Ayer vino a casa uno de los amigos de mi hijo mayor, para una playdate. Es decir, básicamente la mamá del amigo te lo entrega un par de horas, y transcurrido ese tiempo, la mamá del amigo viene a recogerlo. Con lo cual, intercambio con esa mujer un hola y un gracias cuando llega el niño, y un adiós y gracias cuando se va. Todo muy cordial y con grandes sonrisas.
Durante el tiempo que el niño-amigo está en casa, los niños (propios y extraños), juegan y comen. Ayer se interesaron por el fusball, lo que yo de pequeña llamaba popularmente futbolín. Como les faltaba un jugador, me apunté.
En el equipo blanco, jugaban mi hijo pequeño y el amigo.
En el equipo negro, jugábamos mi hijo mayor y yo.

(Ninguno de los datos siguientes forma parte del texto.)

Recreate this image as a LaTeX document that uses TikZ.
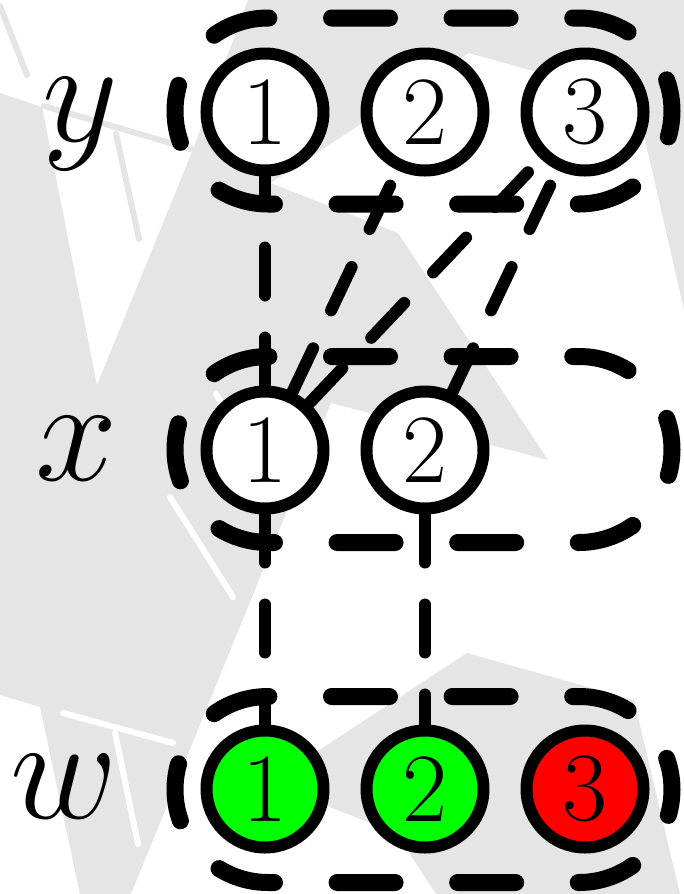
\documentclass[tikz,border=0pt]{standalone}
\usepackage{fix-cm}
\usepackage{tikz}
\usetikzlibrary{calc}
\definecolor{obsgreen}{RGB}{0,255,0}
\definecolor{obsred}{RGB}{255,0,0}
\tikzset{var/.style={circle,draw,line width=2.4mm,fill=white,minimum size=23.4mm,inner sep=0pt,
    font=\fontsize{55.8}{60}\selectfont},
  grp/.style={line width=3.4mm,line cap=round,dash pattern=on 11.6mm off 12.52mm,dash phase=11.42mm},
  link/.style={line width=2.4mm,line cap=round,dash pattern=on 9.6mm off 8.4mm},
  lab/.style={anchor=base,inner sep=0pt,font=\fontsize{84}{90}\selectfont},
  wm/.style={fill=black!10},
  wmline/.style={draw=black!10,line width=1.2mm,line cap=round},
  wmcut/.style={draw=white,line width=1.2mm,line cap=round}}

\begin{document}
\begin{tikzpicture}[x=0.2mm,y=-0.2mm]
\useasboundingbox (0,0) rectangle (684,894);
% watermark in the back
\fill[wm] (0,93) -- (42,107) -- (97,385) -- (192,152) -- (398,233) -- (548,460) -- (331,403)
  -- (131,894) -- (80,894) -- (40,707) -- (0,695) -- cycle;
\fill[wm] (248,0) -- (684,0) -- (684,310) -- (636,100) -- (469,53) -- (271,183) -- (192,152) -- cycle;
\fill[wm] (269,783) -- (467,653) -- (634,700) -- (680,894) -- (436,894) -- (396,833) -- cycle;
\draw[wmline] (0,6) -- (27,75);
\draw[wmline] (44,106) -- (194,150);
\draw[wmline] (116,134) -- (139,239);
\draw[wmcut] (170,497) -- (233,597);
\draw[wmcut] (216,394) -- (279,500);
\draw[wmcut] (63,713) -- (173,743);
\draw[wmcut] (115,733) -- (138,844);
% groups
\foreach \cy in {111,449.5,789.5}
  \draw[grp] (268,{\cy-93}) -- (579,{\cy-93}) arc[start angle=-90,end angle=90,radius=93]
    -- (268,{\cy+93}) arc[start angle=90,end angle=270,radius=93] -- cycle;
% variables
\node[var] (y1) at (265,112) {1};
\node[var] (y2) at (425,112) {2};
\node[var] (y3) at (585,112) {3};
\node[var] (x1) at (265,450) {1};
\node[var] (x2) at (425,450) {2};
\node[var,fill=obsgreen] (w1) at (265,789) {1};
\node[var,fill=obsgreen] (w2) at (425,789) {2};
\node[var,fill=obsred] (w3) at (585,789) {3};
\node[lab] (ly) at (80,141) {$y$};
\node[lab] (lx) at (77,480) {$x$};
\node[lab] (lw) at (64,818) {$w$};
% links
\draw[link] (x1) -- (y1);
\draw[link] (x1) -- (y2);
\draw[link] (x1) -- (y3);
\draw[link] (x2) -- (y3);
\draw[link] (x1) -- (w1);
\draw[link] (x2) -- (w2);
\end{tikzpicture}
\end{document}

Empieza el juego y la pelota va rodando entre los jugadores de plástico, mientras nuestras manos intentan dirigir a nuestras piezas. El equipo blanco marca un gol. Pelota en juego otra vez, y nos marcan otro gol. Y a la tercera, marco yo un gol. Me alegro como si hubiera ganado la lotería. ¡Goooooool! Salto de alegría, doy un brinco y canto una canción autodedicada. Pero compruebo acto seguido que las caras de los tres preadolescentes están un poco desencajadas. La cara del amigo me mira atentamente y sorprendido, no sabiendo si debe reír o llorar ante mi exuberante celebración. La cara de mi hijo pequeño mira hacia abajo, en lo más profundo de la moqueta, intentando evitar la visión de una madre demasiado ferviente. Mi hijo mayor, mi aliado en este juego, me dice que me calle y que no salte, intentando que sólo sea yo quién escuche su voz, para que su amigo no se dé cuenta de que me está riñendo.
Hago caso omiso de mi hijo mayor y continuamos el juego. Marco otro gol y lo celebro como el primero. Esta vez mi hijo mayor ya me avisa de que no debo celebrarlo así, pero usa un tono de voz más fuerte.
Ni caso. Vamos jugando y grito en algunas jugadas, lamento los goles del equipo contrario, y celebro efusivamente nuestros goles.
¡Mamá, no se celebra así, no grites tanto! Grita mi hijo, exasperado.
Al final, ganamos la partida e intento que mi hijo mayor y yo saltemos a la vez y nos toquemos con la barriga. Él baja la cabeza, y se tapa la cara con una mano. Sé lo que piensa, ¿de dónde habré sacado yo una madre tan efusiva?